Fishing and wild gathering: FEWS NET rapid assessment in Aweil North, Aweil East, and Renk in mid to late May found many households are relying on fishing, wild gathering, and sale of natural products to mitigate consumption deficits. However, the recent FEWS NET and multiagency IRNA assessments found that access to some of these food sources is increasingly affected by existing insecurity in the border region. With most of the swamps dried-up by mid-May, fishing and wild gathering was increasingly limited to main rivers at further distances and insecurity was limiting access to these areas. At the same time, many of the newly arrived South Sudanese returnees are also engaging in fishing and gathering, which is likely to lead to overfishing and tension among the host and returnee households over available resources.

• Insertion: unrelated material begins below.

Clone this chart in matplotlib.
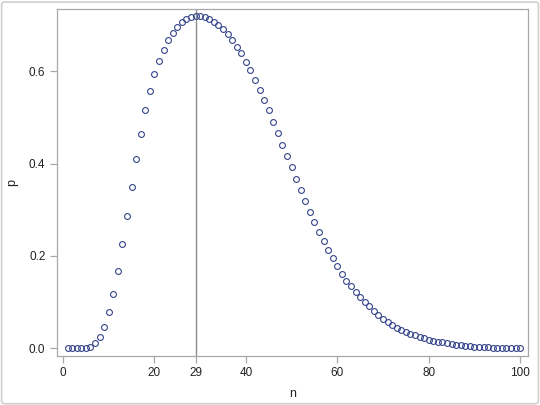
import matplotlib
matplotlib.use("Agg")
import matplotlib.pyplot as plt
from matplotlib import patches
import numpy as np

# values
n = np.arange(1, 101)
p = [0.0, 0.0, 0.0, 0.0, 0.0, 0.0035, 0.011, 0.0245, 0.047, 0.078,
     0.118, 0.167, 0.226, 0.286, 0.350, 0.410, 0.465, 0.515, 0.557, 0.593,
     0.622, 0.646, 0.668, 0.682, 0.696, 0.706, 0.713, 0.718, 0.720, 0.720,
     0.718, 0.713, 0.707, 0.700, 0.692, 0.681, 0.668, 0.653, 0.639, 0.620,
     0.602, 0.582, 0.560, 0.538, 0.515, 0.490, 0.467, 0.441, 0.417, 0.392,
     0.367, 0.343, 0.319, 0.296, 0.274, 0.252, 0.232, 0.213, 0.195, 0.178,
     0.161, 0.146, 0.134, 0.122, 0.111, 0.100, 0.091, 0.081, 0.072, 0.064,
     0.057, 0.051, 0.045, 0.040, 0.036, 0.032, 0.028, 0.025, 0.022, 0.019,
     0.017, 0.014, 0.013, 0.011, 0.0093, 0.008, 0.0065, 0.005, 0.0043, 0.0035,
     0.003, 0.0025, 0.002, 0.0017, 0.0014, 0.0012, 0.001, 0.0008, 0.0006, 0.0005]
n_max = 29
xticks = [0, 20, 29, 40, 60, 80, 100]
yticks = [0.0, 0.2, 0.4, 0.6]

plt.rcParams['font.family'] = ['Liberation Sans', 'DejaVu Sans']

fig = plt.figure(figsize=(5.4, 4.05), dpi=100)
ax = fig.add_axes([0.106, 0.122, 0.872, 0.855])

# light frame around the whole picture
fig.patches.append(patches.FancyBboxPatch((0.003, 0.003), 0.994, 0.992,
                                          boxstyle="round,pad=0,rounding_size=0.006",
                                          transform=fig.transFigure, fill=False,
                                          edgecolor='#d0d0d0', linewidth=1.2))

ax.axvline(n_max, color='#8c8c8c', linewidth=1.0, zorder=1)
ax.plot(n, p, linestyle='none', marker='o', markersize=4.2,
        markerfacecolor='none', markeredgecolor='#34448a', markeredgewidth=0.8, zorder=2)

ax.set_xlim(-1.25, 101.75)
ax.set_ylim(-0.0156, 0.734)
ax.set_xticks(xticks)
ax.set_yticks(yticks)
ax.set_yticklabels([f"{v:.1f}" for v in yticks])

for s in ax.spines.values():
    s.set_color('#a8a8a8')
    s.set_linewidth(0.9)
ax.tick_params(colors='#a8a8a8', labelcolor='#222222', labelsize=8.5, length=5, width=0.9)

ax.set_xlabel('n', fontsize=9, color='#222222', labelpad=6)
ax.set_ylabel('p', fontsize=9, color='#222222', labelpad=8)

fig.savefig('out.png', dpi=100)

Household income sources: For poor households in both livelihood zones, the sale of small ruminants, fish, wild foods, forest products, including gum Arabic, and labor, with seasonal migration typically peaking between January and June, are key income sources engaged in both locally and across the border with Sudan. Since the start of conflict in Sudan, localized insecurity affecting household mobility as well as border trade disruptions are reducing access to many of these income sources. In Aweil East and North, FEWS NET’s field assessment in mid-May found very limited local labor opportunities with most host households currently relying on the local sale of livestock, forest products, petty trade, water, and causal labor locally to earn income. Across all areas, South Sudanese returnees in transit centers were found to be relying on remittance from relatives and friends.

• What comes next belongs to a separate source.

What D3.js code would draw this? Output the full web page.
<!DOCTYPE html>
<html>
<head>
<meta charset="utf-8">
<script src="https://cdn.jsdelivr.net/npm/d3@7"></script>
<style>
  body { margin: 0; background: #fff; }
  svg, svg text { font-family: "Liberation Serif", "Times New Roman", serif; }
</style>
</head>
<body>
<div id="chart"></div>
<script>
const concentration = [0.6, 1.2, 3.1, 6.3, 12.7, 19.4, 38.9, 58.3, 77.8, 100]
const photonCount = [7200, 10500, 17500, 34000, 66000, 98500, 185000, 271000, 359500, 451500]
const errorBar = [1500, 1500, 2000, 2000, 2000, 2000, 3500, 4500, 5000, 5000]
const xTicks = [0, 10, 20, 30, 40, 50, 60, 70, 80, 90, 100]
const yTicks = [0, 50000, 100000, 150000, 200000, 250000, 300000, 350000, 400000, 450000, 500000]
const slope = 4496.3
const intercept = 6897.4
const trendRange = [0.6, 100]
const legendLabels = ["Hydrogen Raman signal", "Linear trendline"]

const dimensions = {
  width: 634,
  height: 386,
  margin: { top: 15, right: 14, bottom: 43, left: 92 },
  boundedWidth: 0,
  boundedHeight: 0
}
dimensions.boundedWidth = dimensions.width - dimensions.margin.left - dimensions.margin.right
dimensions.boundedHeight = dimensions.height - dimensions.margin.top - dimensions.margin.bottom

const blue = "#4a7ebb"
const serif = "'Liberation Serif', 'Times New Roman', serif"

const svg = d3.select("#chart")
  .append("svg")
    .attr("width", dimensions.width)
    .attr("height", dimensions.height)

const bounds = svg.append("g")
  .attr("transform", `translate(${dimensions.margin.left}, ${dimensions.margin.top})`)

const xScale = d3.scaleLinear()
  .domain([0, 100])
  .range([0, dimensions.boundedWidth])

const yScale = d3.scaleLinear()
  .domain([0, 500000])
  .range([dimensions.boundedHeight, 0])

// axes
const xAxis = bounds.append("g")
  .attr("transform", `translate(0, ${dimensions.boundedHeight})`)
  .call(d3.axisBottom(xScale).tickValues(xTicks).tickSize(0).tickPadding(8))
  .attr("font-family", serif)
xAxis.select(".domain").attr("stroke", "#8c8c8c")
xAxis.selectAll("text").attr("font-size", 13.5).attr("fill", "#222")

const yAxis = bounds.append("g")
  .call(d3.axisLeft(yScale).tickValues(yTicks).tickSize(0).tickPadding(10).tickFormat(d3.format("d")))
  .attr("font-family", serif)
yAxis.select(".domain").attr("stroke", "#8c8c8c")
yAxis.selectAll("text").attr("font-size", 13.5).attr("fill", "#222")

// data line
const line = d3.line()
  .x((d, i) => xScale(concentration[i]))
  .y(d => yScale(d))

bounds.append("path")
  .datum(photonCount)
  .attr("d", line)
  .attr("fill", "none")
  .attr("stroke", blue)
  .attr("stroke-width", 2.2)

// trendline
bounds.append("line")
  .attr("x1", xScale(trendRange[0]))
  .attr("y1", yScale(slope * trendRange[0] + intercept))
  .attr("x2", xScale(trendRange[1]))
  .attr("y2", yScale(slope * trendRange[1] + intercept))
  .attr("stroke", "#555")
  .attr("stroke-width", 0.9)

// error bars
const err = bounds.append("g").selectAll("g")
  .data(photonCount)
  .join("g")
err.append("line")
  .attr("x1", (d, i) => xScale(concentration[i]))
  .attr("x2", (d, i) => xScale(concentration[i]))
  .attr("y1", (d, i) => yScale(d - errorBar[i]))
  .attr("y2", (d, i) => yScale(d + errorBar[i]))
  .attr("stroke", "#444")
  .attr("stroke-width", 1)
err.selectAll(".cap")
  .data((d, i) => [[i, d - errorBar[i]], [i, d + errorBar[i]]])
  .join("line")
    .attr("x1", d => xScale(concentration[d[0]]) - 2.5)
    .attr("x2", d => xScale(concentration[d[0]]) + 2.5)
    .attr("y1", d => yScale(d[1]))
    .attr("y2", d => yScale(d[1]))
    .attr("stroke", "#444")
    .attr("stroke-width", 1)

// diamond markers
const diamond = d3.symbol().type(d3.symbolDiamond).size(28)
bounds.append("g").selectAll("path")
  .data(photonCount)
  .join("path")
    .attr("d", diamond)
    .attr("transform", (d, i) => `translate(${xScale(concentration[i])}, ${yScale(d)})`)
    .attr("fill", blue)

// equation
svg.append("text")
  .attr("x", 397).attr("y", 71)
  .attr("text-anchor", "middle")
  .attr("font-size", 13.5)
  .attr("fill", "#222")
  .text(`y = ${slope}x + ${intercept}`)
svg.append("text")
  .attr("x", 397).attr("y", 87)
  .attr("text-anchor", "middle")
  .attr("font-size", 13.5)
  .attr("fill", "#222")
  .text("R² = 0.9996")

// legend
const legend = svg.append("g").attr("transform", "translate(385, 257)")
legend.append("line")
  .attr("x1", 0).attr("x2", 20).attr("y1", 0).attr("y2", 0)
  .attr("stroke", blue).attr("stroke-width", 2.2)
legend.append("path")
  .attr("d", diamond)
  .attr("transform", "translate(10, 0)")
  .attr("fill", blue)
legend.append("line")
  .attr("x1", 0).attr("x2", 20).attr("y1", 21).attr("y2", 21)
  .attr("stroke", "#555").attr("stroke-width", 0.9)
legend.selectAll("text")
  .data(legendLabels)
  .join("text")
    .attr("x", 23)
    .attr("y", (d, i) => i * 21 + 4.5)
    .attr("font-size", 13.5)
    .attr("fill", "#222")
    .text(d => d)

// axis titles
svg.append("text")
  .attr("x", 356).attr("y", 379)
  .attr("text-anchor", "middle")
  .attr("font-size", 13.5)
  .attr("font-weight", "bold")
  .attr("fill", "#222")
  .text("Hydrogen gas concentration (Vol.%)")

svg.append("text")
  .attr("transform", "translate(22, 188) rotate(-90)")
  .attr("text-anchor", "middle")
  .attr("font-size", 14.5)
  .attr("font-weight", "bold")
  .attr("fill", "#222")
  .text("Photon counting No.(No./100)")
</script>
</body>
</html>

Seasonal progress: Based on available satellite monitoring information, the June to September main rainfall season started 10 days earlier than normal in areas of Aweil East, Aweil North, and Pariang, and about 10 days late in much of Renk. Recent FEWS NET rapid field assessment in Aweil North and East confirmed that the start of main season rains facilitated land preparation in Aweil East and North, although the insufficient rainfall amounts delayed planting and pasture growth. The report indicates some households in Majhok-Yihn-Thiou of Aweil East; and Kiir-Adem and Jaac of Aweil North had already prepared backyard gardens in readiness for planting in May. While in Renk and Pariang, FEWS NET rapid field assessment in late May found land preparation was ongoing in farming areas of Renk, but the delayed onset of main rain season likely delayed planting this year.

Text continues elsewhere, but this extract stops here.